Au lieu que le thème constitue l’exercice privilégié lors de l’apprentissage d’une langue vivante, dans l’enseignement des langues mortes la primauté est accordée à la version, qui apprend à lire dans la pensée d’un autre, pas toujours claire à première vue, puis à manier le français, pour l’y transcrire. La mémoire y occupe une faible place, une fois acquises les bases de la grammaire, à l’âge où l’on a bien d’autres choses à se nicher dans la tête.
Je suis personnellement convaincu que, pour de jeunes esprits, rien ne peut remplacer la plongée répétée dans ces textes, racontant des histoires survenues à des personnes. Dans ces aventures, vieilles comme le monde, le jeune élève découvre en outre la permanence des comportements humains, masquée par la diversité des parlers et surtout la mouvante nouveauté des choses.
Au contraire des sciences dites exactes, qui développent certes aussi l’esprit d’analyse, mais dont l’enseignement élémentaire inculque la logique binaire vrai-faux, combien illusoire, celui des langues mortes, avec toute sa gamme de faux sens, contresens, non-sens, imprime dans des esprits encore malléables l’attention aux nuances et la conviction de leur importance. Cela de façon indélébile.

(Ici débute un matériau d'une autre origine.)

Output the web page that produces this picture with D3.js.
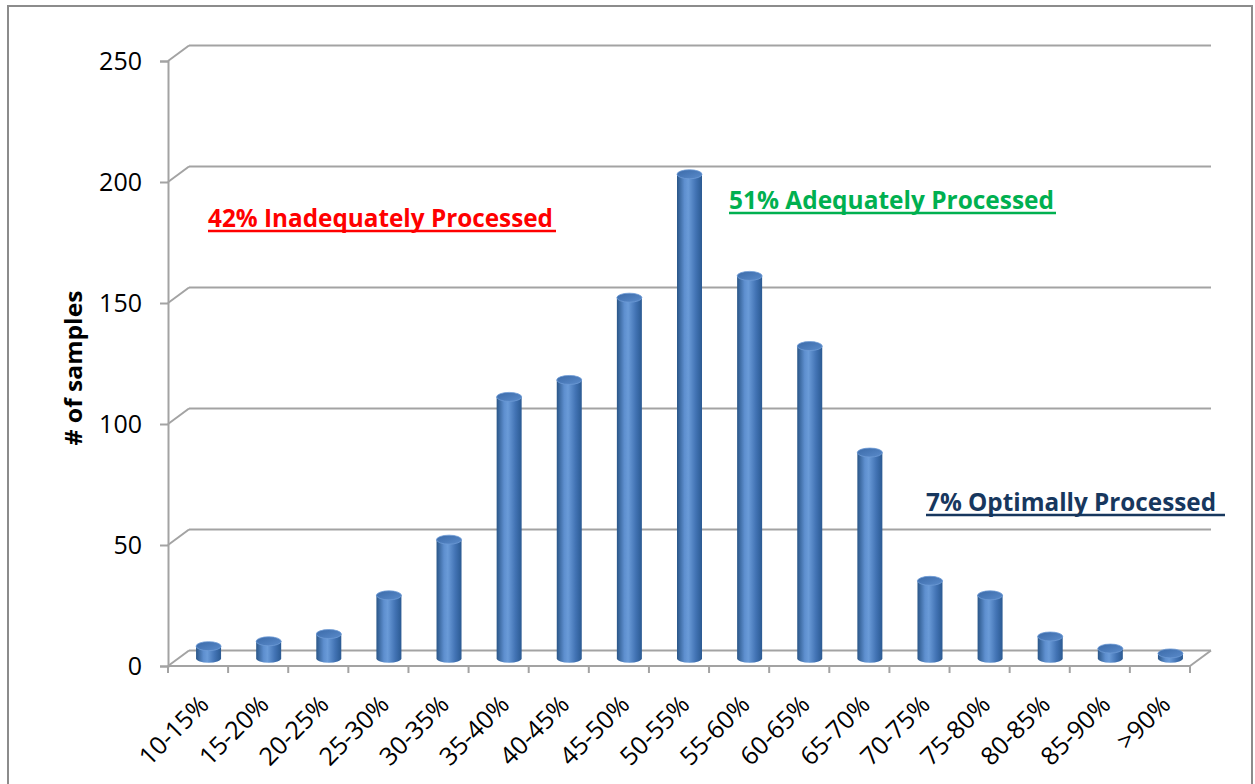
<!DOCTYPE html>
<html>
<head>
<meta charset="utf-8">
<script src="https://cdn.jsdelivr.net/npm/d3@7"></script>
<style>
  body { margin: 0; background: #fff; }
  svg { display: block; font-family: "Open Sans", sans-serif; }
</style>
</head>
<body>
<svg id="chart" width="1255" height="784"></svg>
<script>
// данные
const categories = ["10-15%", "15-20%", "20-25%", "25-30%", "30-35%", "35-40%", "40-45%", "45-50%",
  "50-55%", "55-60%", "60-65%", "65-70%", "70-75%", "75-80%", "80-85%", "85-90%", ">90%"];
const counts = [5, 7, 10, 26, 49, 108, 115, 149, 200, 158, 129, 85, 32, 26, 9, 4, 2];
const yTicks = [0, 50, 100, 150, 200, 250];
const noteTexts = ["42% Inadequately Processed", "51% Adequately Processed", "7% Optimally Processed"];
const noteColors = ["#ff0000", "#00b050", "#17375e"];

const svg = d3.select("#chart");

// рамка
svg.append("rect")
  .attr("x", 8).attr("y", 6).attr("width", 1244).attr("height", 820)
  .attr("fill", "#fff").attr("stroke", "#8c8c8c").attr("stroke-width", 2);

// шкалы (передняя грань)
const x = d3.scaleBand().domain(categories).range([168, 1190]);
const y = d3.scaleLinear().domain([0, 250]).range([666, 61]);
const DX = 21, DY = -15.5; // глубина 3D
const grid = "#a3a3a3";

// сетка на задней стенке + диагонали на боковой
const g = svg.append("g");
yTicks.forEach(t => {
  g.append("line")
    .attr("x1", x.range()[0] + DX).attr("x2", x.range()[1] + DX)
    .attr("y1", y(t) + DY).attr("y2", y(t) + DY)
    .attr("stroke", grid).attr("stroke-width", 2);
  g.append("line")
    .attr("x1", x.range()[0]).attr("y1", y(t))
    .attr("x2", x.range()[0] + DX).attr("y2", y(t) + DY)
    .attr("stroke", grid).attr("stroke-width", 2);
});
// пол
g.append("line")
  .attr("x1", x.range()[0]).attr("x2", x.range()[1])
  .attr("y1", y(0)).attr("y2", y(0))
  .attr("stroke", grid).attr("stroke-width", 2);
g.append("line")
  .attr("x1", x.range()[1]).attr("y1", y(0))
  .attr("x2", x.range()[1] + DX).attr("y2", y(0) + DY)
  .attr("stroke", grid).attr("stroke-width", 2);

// ось Y
const yAxis = svg.append("g")
  .attr("transform", `translate(${x.range()[0]},0)`)
  .call(d3.axisLeft(y).tickValues(yTicks).tickSize(8).tickPadding(18));
yAxis.select(".domain").attr("stroke", grid).attr("stroke-width", 2);
yAxis.selectAll(".tick line").attr("stroke", grid).attr("stroke-width", 2);
yAxis.selectAll(".tick text")
  .attr("font-size", 25).attr("font-family", "Open Sans").attr("fill", "#000");

// ось X: засечки на границах категорий
const bounds = categories.map(c => x(c)).concat([x.range()[1]]);
svg.append("g").selectAll("line").data(bounds).join("line")
  .attr("x1", d => d).attr("x2", d => d)
  .attr("y1", y(0)).attr("y2", y(0) + 7)
  .attr("stroke", grid).attr("stroke-width", 2);

const xAxis = svg.append("g")
  .attr("transform", `translate(0,${y(0)})`)
  .call(d3.axisBottom(x).tickSize(0).tickPadding(0));
xAxis.select(".domain").remove();
xAxis.selectAll(".tick text")
  .attr("font-size", 25).attr("font-family", "Open Sans").attr("fill", "#000")
  .attr("text-anchor", "end")
  .attr("dy", "0.35em")
  .attr("transform", "translate(6,34) rotate(-45)");

// градиенты для цилиндров
const defs = svg.append("defs");
const bodyGrad = defs.append("linearGradient").attr("id", "cyl").attr("x1", "0").attr("x2", "1").attr("y1", "0").attr("y2", "0");
[["0%", "#2a5688"], ["30%", "#5e8fcf"], ["45%", "#6a9bd8"], ["75%", "#4273b4"], ["100%", "#2b5a92"]]
  .forEach(s => bodyGrad.append("stop").attr("offset", s[0]).attr("stop-color", s[1]));
const capGrad = defs.append("linearGradient").attr("id", "cylTop").attr("x1", "0").attr("x2", "1").attr("y1", "0").attr("y2", "1");
[["0%", "#3b6aa8"], ["100%", "#5a8bcb"]]
  .forEach(s => capGrad.append("stop").attr("offset", s[0]).attr("stop-color", s[1]));

// цилиндры
const bw = 25, ry = 4.5;
const bars = svg.append("g").selectAll("g").data(counts).join("g")
  .attr("transform", (d, i) => `translate(${x(categories[i]) + x.bandwidth() / 2 + DX / 2},${DY / 2})`);
bars.append("path")
  .attr("d", d => {
    const yb = y(0), yt = y(d);
    return `M${-bw / 2},${yt} L${-bw / 2},${yb} A${bw / 2},${ry} 0 0 0 ${bw / 2},${yb} L${bw / 2},${yt} Z`;
  })
  .attr("fill", "url(#cyl)");
bars.append("ellipse")
  .attr("cx", 0).attr("cy", d => y(d))
  .attr("rx", bw / 2).attr("ry", ry)
  .attr("fill", "url(#cylTop)")
  .attr("stroke", "#6d9bd6").attr("stroke-width", 0.8);

// подписи-аннотации
const notes = [
  { x0: 208, base: 227, len: 345, ul: 348 },
  { x0: 729, base: 209, len: 325, ul: 327 },
  { x0: 926, base: 511, len: 290, ul: 299 }
];
notes.forEach((n, i) => {
  svg.append("text")
    .attr("x", n.x0).attr("y", n.base)
    .attr("font-size", 25).attr("font-weight", "bold").attr("font-family", "Open Sans")
    .attr("fill", noteColors[i])
    .attr("textLength", n.len).attr("lengthAdjust", "spacingAndGlyphs")
    .text(noteTexts[i]);
  svg.append("line")
    .attr("x1", n.x0).attr("x2", n.x0 + n.ul)
    .attr("y1", n.base + 4).attr("y2", n.base + 4)
    .attr("stroke", noteColors[i]).attr("stroke-width", 2.5);
});

// подпись оси Y
svg.append("text")
  .attr("transform", "translate(82,368) rotate(-90)")
  .attr("text-anchor", "middle")
  .attr("font-size", 23).attr("font-weight", "bold").attr("font-family", "Open Sans")
  .attr("textLength", 155).attr("lengthAdjust", "spacingAndGlyphs")
  .text("# of samples");
</script>
</body>
</html>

Quand, plus tard, l’élève aura tout oublié des ablatifs absolus et autres optatifs obliques, il gardera, sans doute à son insu mais peu importe, le sens de la relativité des choses et un scepticisme de bon aloi, au moins à l’égard de soi. Qualités précieuses dans le maniement des techniques comme dans les rapports humains, mais qui n’empêchent pas de savoir retrousser ses manches sitôt qu’on doit.
Avec le courage même qu’il faut, à treize ans, pour se colleter avec la Guerre des Gaules et y patauger comme une légion romaine empêtrée dans une embuscade marécageuse, sous l’œil goguenard de nos ancêtres.
Chacun s’accorde à penser que l’ingénieur moderne devra, comme tout le monde, changer de métier au cours de sa vie professionnelle. Il ne serait alors pas mauvais de continuer à lui conférer, dès sa prime jeunesse, une capacité d’écoute et de recul, en le dotant en même temps d’un outil de pensée apte à séparer le permanent de l’éphémère dans l’imprévisible surgissement des circonstances, c’est-à-dire à maîtriser l’inattendu.